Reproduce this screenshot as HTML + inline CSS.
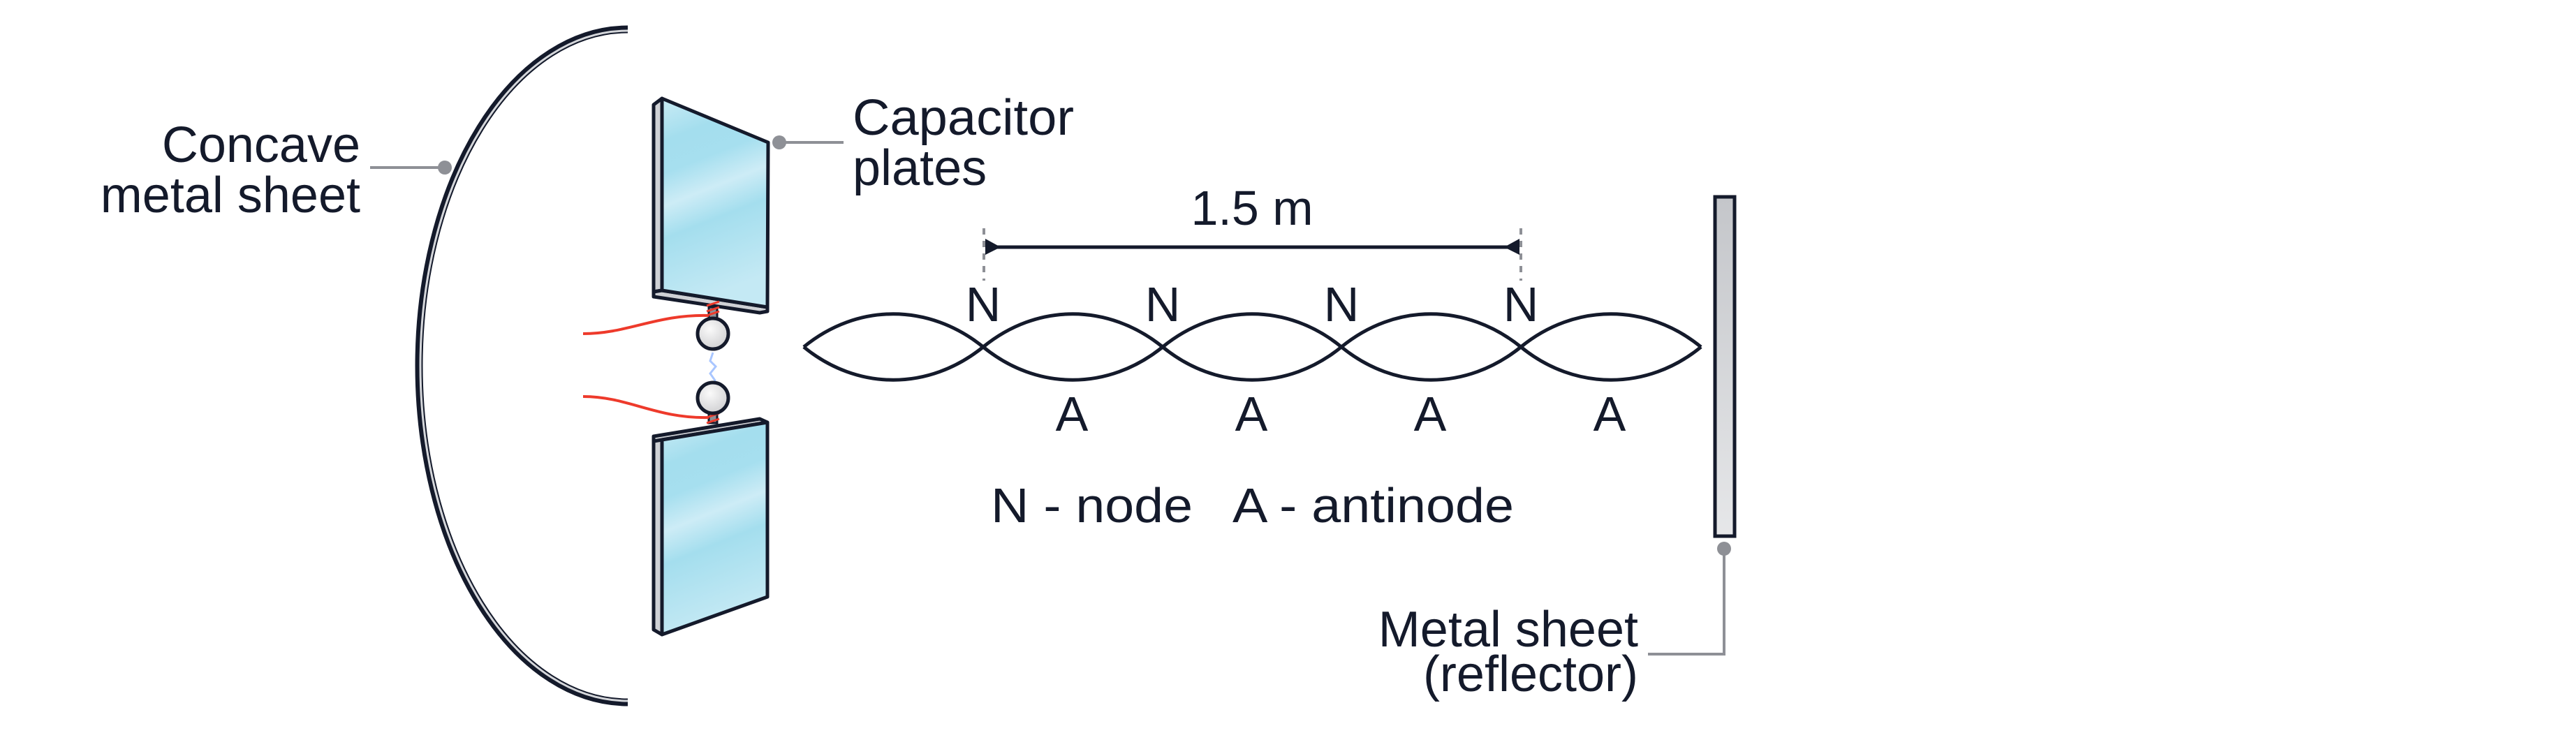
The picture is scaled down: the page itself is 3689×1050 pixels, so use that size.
<!DOCTYPE html>
<html><head><meta charset="utf-8"><style>html,body{margin:0;padding:0;background:#fff}svg{display:block}</style></head>
<body>
<svg width="3689" height="1050" viewBox="0 0 3689 1050" xmlns="http://www.w3.org/2000/svg" font-family="Liberation Sans, sans-serif" fill="#141a2b">
<defs>
<linearGradient id="pg" x1="0" y1="0" x2="0.2" y2="1">
<stop offset="0" stop-color="#c9ebf5"/><stop offset="0.2" stop-color="#a4deee"/><stop offset="0.35" stop-color="#a6dfef"/><stop offset="0.5" stop-color="#cdecf6"/><stop offset="0.65" stop-color="#a4deee"/><stop offset="1" stop-color="#c4e9f4"/>
</linearGradient>
<linearGradient id="rg" x1="0" y1="0" x2="0" y2="1"><stop offset="0" stop-color="#c4c6ca"/><stop offset="1" stop-color="#e6e7e9"/></linearGradient>
<radialGradient id="bg" cx="0.4" cy="0.35" r="0.7"><stop offset="0" stop-color="#fafafa"/><stop offset="1" stop-color="#cfcfd1"/></radialGradient>
</defs>

<!-- concave sheet -->
<path d="M899,42 A299,482 0 0 0 899,1006" fill="none" stroke="#141a2b" stroke-width="11"/>
<path d="M899,44 A297,480 0 0 0 899,1004" fill="none" stroke="#d4d6da" stroke-width="3"/>

<!-- Concave label -->
<text x="516" y="232" font-size="72" text-anchor="end">Concave</text>
<text x="516" y="304" font-size="72" text-anchor="end">metal sheet</text>
<line x1="530" y1="240" x2="636" y2="240" stroke="#8e9096" stroke-width="4"/>
<circle cx="637" cy="240" r="10" fill="#8e9096"/>

<!-- upper plate -->
<polygon points="936,150 948,141 948,416 936,418" fill="#cfd1d5" stroke="#141a2b" stroke-width="5" stroke-linejoin="round"/>
<polygon points="936,418 948,416 1099,440 1099,446 1088,448 936,425" fill="#cfd1d5" stroke="#141a2b" stroke-width="5" stroke-linejoin="round"/>
<polygon points="948,141 1100,204 1099,440 948,416" fill="url(#pg)" stroke="#141a2b" stroke-width="5" stroke-linejoin="round"/>
<!-- lower plate -->
<polygon points="936,632 948,627 948,909 936,902" fill="#cfd1d5" stroke="#141a2b" stroke-width="5" stroke-linejoin="round"/>
<polygon points="936,625 1088,600 1099,605 948,630 936,632" fill="#cfd1d5" stroke="#141a2b" stroke-width="5" stroke-linejoin="round"/>
<polygon points="948,630 1099,605 1099,855 948,909" fill="url(#pg)" stroke="#141a2b" stroke-width="5" stroke-linejoin="round"/>

<!-- stems -->
<rect x="1015" y="440" width="12" height="20" fill="#8e9096" stroke="#141a2b" stroke-width="3"/>
<rect x="1015" y="590" width="12" height="16" fill="#8e9096" stroke="#141a2b" stroke-width="3"/>
<path d="M1012,438 l18,-6 M1012,446 l18,-6 M1012,452 l18,-6 M1012,598 l18,-6 M1012,606 l18,-6" stroke="#ee3a2b" stroke-width="3"/>
<!-- wires -->
<path d="M835,478 C900,478 940,450 1015,452" fill="none" stroke="#ee3a2b" stroke-width="4"/>
<path d="M835,568 C900,568 940,600 1015,598" fill="none" stroke="#ee3a2b" stroke-width="4"/>
<!-- spark -->
<path d="M1021,505 l-4,12 l8,8 l-8,10 l7,10 l-3,10" fill="none" stroke="#a9c6ff" stroke-width="3"/>
<circle cx="1021" cy="478" r="22" fill="url(#bg)" stroke="#141a2b" stroke-width="5"/>
<circle cx="1021" cy="570" r="22" fill="url(#bg)" stroke="#141a2b" stroke-width="5"/>

<!-- Capacitor label -->
<circle cx="1116" cy="204" r="10" fill="#8e9096"/>
<line x1="1116" y1="204" x2="1208" y2="204" stroke="#8e9096" stroke-width="4"/>
<text x="1221" y="193" font-size="72" textLength="317" lengthAdjust="spacingAndGlyphs">Capacitor</text>
<text x="1221" y="265" font-size="72">plates</text>

<!-- wave -->
<g fill="none" stroke="#141a2b" stroke-width="5">
<path d="M1151,497 C1228,434 1330,434 1408,497 C1485,560 1587,560 1665,497 C1742,434 1844,434 1921,497 C1998,560 2100,560 2178,497 C2255,434 2359,434 2436,497"/>
<path d="M1151,497 C1228,560 1330,560 1408,497 C1485,434 1587,434 1665,497 C1742,560 1844,560 1921,497 C1998,434 2100,434 2178,497 C2255,560 2359,560 2436,497"/>
</g>

<!-- dimension -->
<line x1="1409" y1="327" x2="1409" y2="402" stroke="#8e9096" stroke-width="4" stroke-dasharray="9,9"/>
<line x1="2178" y1="327" x2="2178" y2="402" stroke="#8e9096" stroke-width="4" stroke-dasharray="9,9"/>
<line x1="1412" y1="354" x2="2175" y2="354" stroke="#141a2b" stroke-width="5"/>
<polygon points="1411,342 1433,354 1411,365" fill="#141a2b"/>
<polygon points="2176,342 2154,354 2176,365" fill="#141a2b"/>
<text x="1793" y="322" font-size="70" text-anchor="middle">1.5 m</text>

<g font-size="70" text-anchor="middle">
<text x="1408" y="460">N</text><text x="1665" y="460">N</text><text x="1921" y="460">N</text><text x="2178" y="460">N</text>
<text x="1535" y="617">A</text><text x="1792" y="617">A</text><text x="2048" y="617">A</text><text x="2305" y="617">A</text>
</g>
<text x="1419" y="748" font-size="70" textLength="289" lengthAdjust="spacingAndGlyphs">N - node</text>
<text x="1765" y="748" font-size="70" textLength="403" lengthAdjust="spacingAndGlyphs">A - antinode</text>

<!-- reflector -->
<rect x="2456" y="282" width="28" height="486" fill="url(#rg)" stroke="#141a2b" stroke-width="5"/>
<circle cx="2469" cy="786" r="10" fill="#8e9096"/>
<polyline points="2469,786 2469,937 2360,937" fill="none" stroke="#8e9096" stroke-width="4"/>
<text x="2346" y="926" font-size="72" text-anchor="end">Metal sheet</text>
<text x="2346" y="990" font-size="72" text-anchor="end">(reflector)</text>
</svg>
</body></html>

WHAT TO WORK ON: Reproduce the listing above exactly, excluding all pictures.

WRITTEN RESPONSE:
Reproduce this screenshot as HTML + inline CSS.
The picture is scaled down: the page itself is 3689×1050 pixels, so use that size.
<!DOCTYPE html>
<html><head><meta charset="utf-8"><style>html,body{margin:0;padding:0;background:#fff}svg{display:block}</style></head>
<body>
<svg width="3689" height="1050" viewBox="0 0 3689 1050" xmlns="http://www.w3.org/2000/svg" font-family="Liberation Sans, sans-serif" fill="#141a2b">
<defs>
<linearGradient id="pg" x1="0" y1="0" x2="0.2" y2="1">
<stop offset="0" stop-color="#c9ebf5"/><stop offset="0.2" stop-color="#a4deee"/><stop offset="0.35" stop-color="#a6dfef"/><stop offset="0.5" stop-color="#cdecf6"/><stop offset="0.65" stop-color="#a4deee"/><stop offset="1" stop-color="#c4e9f4"/>
</linearGradient>
<linearGradient id="rg" x1="0" y1="0" x2="0" y2="1"><stop offset="0" stop-color="#c4c6ca"/><stop offset="1" stop-color="#e6e7e9"/></linearGradient>
<radialGradient id="bg" cx="0.4" cy="0.35" r="0.7"><stop offset="0" stop-color="#fafafa"/><stop offset="1" stop-color="#cfcfd1"/></radialGradient>
</defs>

<!-- concave sheet -->
<path d="M899,42 A299,482 0 0 0 899,1006" fill="none" stroke="#141a2b" stroke-width="11"/>
<path d="M899,44 A297,480 0 0 0 899,1004" fill="none" stroke="#d4d6da" stroke-width="3"/>

<!-- Concave label -->
<text x="516" y="232" font-size="72" text-anchor="end">Concave</text>
<text x="516" y="304" font-size="72" text-anchor="end">metal sheet</text>
<line x1="530" y1="240" x2="636" y2="240" stroke="#8e9096" stroke-width="4"/>
<circle cx="637" cy="240" r="10" fill="#8e9096"/>

<!-- upper plate -->
<polygon points="936,150 948,141 948,416 936,418" fill="#cfd1d5" stroke="#141a2b" stroke-width="5" stroke-linejoin="round"/>
<polygon points="936,418 948,416 1099,440 1099,446 1088,448 936,425" fill="#cfd1d5" stroke="#141a2b" stroke-width="5" stroke-linejoin="round"/>
<polygon points="948,141 1100,204 1099,440 948,416" fill="url(#pg)" stroke="#141a2b" stroke-width="5" stroke-linejoin="round"/>
<!-- lower plate -->
<polygon points="936,632 948,627 948,909 936,902" fill="#cfd1d5" stroke="#141a2b" stroke-width="5" stroke-linejoin="round"/>
<polygon points="936,625 1088,600 1099,605 948,630 936,632" fill="#cfd1d5" stroke="#141a2b" stroke-width="5" stroke-linejoin="round"/>
<polygon points="948,630 1099,605 1099,855 948,909" fill="url(#pg)" stroke="#141a2b" stroke-width="5" stroke-linejoin="round"/>

<!-- stems -->
<rect x="1015" y="440" width="12" height="20" fill="#8e9096" stroke="#141a2b" stroke-width="3"/>
<rect x="1015" y="590" width="12" height="16" fill="#8e9096" stroke="#141a2b" stroke-width="3"/>
<path d="M1012,438 l18,-6 M1012,446 l18,-6 M1012,452 l18,-6 M1012,598 l18,-6 M1012,606 l18,-6" stroke="#ee3a2b" stroke-width="3"/>
<!-- wires -->
<path d="M835,478 C900,478 940,450 1015,452" fill="none" stroke="#ee3a2b" stroke-width="4"/>
<path d="M835,568 C900,568 940,600 1015,598" fill="none" stroke="#ee3a2b" stroke-width="4"/>
<!-- spark -->
<path d="M1021,505 l-4,12 l8,8 l-8,10 l7,10 l-3,10" fill="none" stroke="#a9c6ff" stroke-width="3"/>
<circle cx="1021" cy="478" r="22" fill="url(#bg)" stroke="#141a2b" stroke-width="5"/>
<circle cx="1021" cy="570" r="22" fill="url(#bg)" stroke="#141a2b" stroke-width="5"/>

<!-- Capacitor label -->
<circle cx="1116" cy="204" r="10" fill="#8e9096"/>
<line x1="1116" y1="204" x2="1208" y2="204" stroke="#8e9096" stroke-width="4"/>
<text x="1221" y="193" font-size="72" textLength="317" lengthAdjust="spacingAndGlyphs">Capacitor</text>
<text x="1221" y="265" font-size="72">plates</text>

<!-- wave -->
<g fill="none" stroke="#141a2b" stroke-width="5">
<path d="M1151,497 C1228,434 1330,434 1408,497 C1485,560 1587,560 1665,497 C1742,434 1844,434 1921,497 C1998,560 2100,560 2178,497 C2255,434 2359,434 2436,497"/>
<path d="M1151,497 C1228,560 1330,560 1408,497 C1485,434 1587,434 1665,497 C1742,560 1844,560 1921,497 C1998,434 2100,434 2178,497 C2255,560 2359,560 2436,497"/>
</g>

<!-- dimension -->
<line x1="1409" y1="327" x2="1409" y2="402" stroke="#8e9096" stroke-width="4" stroke-dasharray="9,9"/>
<line x1="2178" y1="327" x2="2178" y2="402" stroke="#8e9096" stroke-width="4" stroke-dasharray="9,9"/>
<line x1="1412" y1="354" x2="2175" y2="354" stroke="#141a2b" stroke-width="5"/>
<polygon points="1411,342 1433,354 1411,365" fill="#141a2b"/>
<polygon points="2176,342 2154,354 2176,365" fill="#141a2b"/>
<text x="1793" y="322" font-size="70" text-anchor="middle">1.5 m</text>

<g font-size="70" text-anchor="middle">
<text x="1408" y="460">N</text><text x="1665" y="460">N</text><text x="1921" y="460">N</text><text x="2178" y="460">N</text>
<text x="1535" y="617">A</text><text x="1792" y="617">A</text><text x="2048" y="617">A</text><text x="2305" y="617">A</text>
</g>
<text x="1419" y="748" font-size="70" textLength="289" lengthAdjust="spacingAndGlyphs">N - node</text>
<text x="1765" y="748" font-size="70" textLength="403" lengthAdjust="spacingAndGlyphs">A - antinode</text>

<!-- reflector -->
<rect x="2456" y="282" width="28" height="486" fill="url(#rg)" stroke="#141a2b" stroke-width="5"/>
<circle cx="2469" cy="786" r="10" fill="#8e9096"/>
<polyline points="2469,786 2469,937 2360,937" fill="none" stroke="#8e9096" stroke-width="4"/>
<text x="2346" y="926" font-size="72" text-anchor="end">Metal sheet</text>
<text x="2346" y="990" font-size="72" text-anchor="end">(reflector)</text>
</svg>
</body></html>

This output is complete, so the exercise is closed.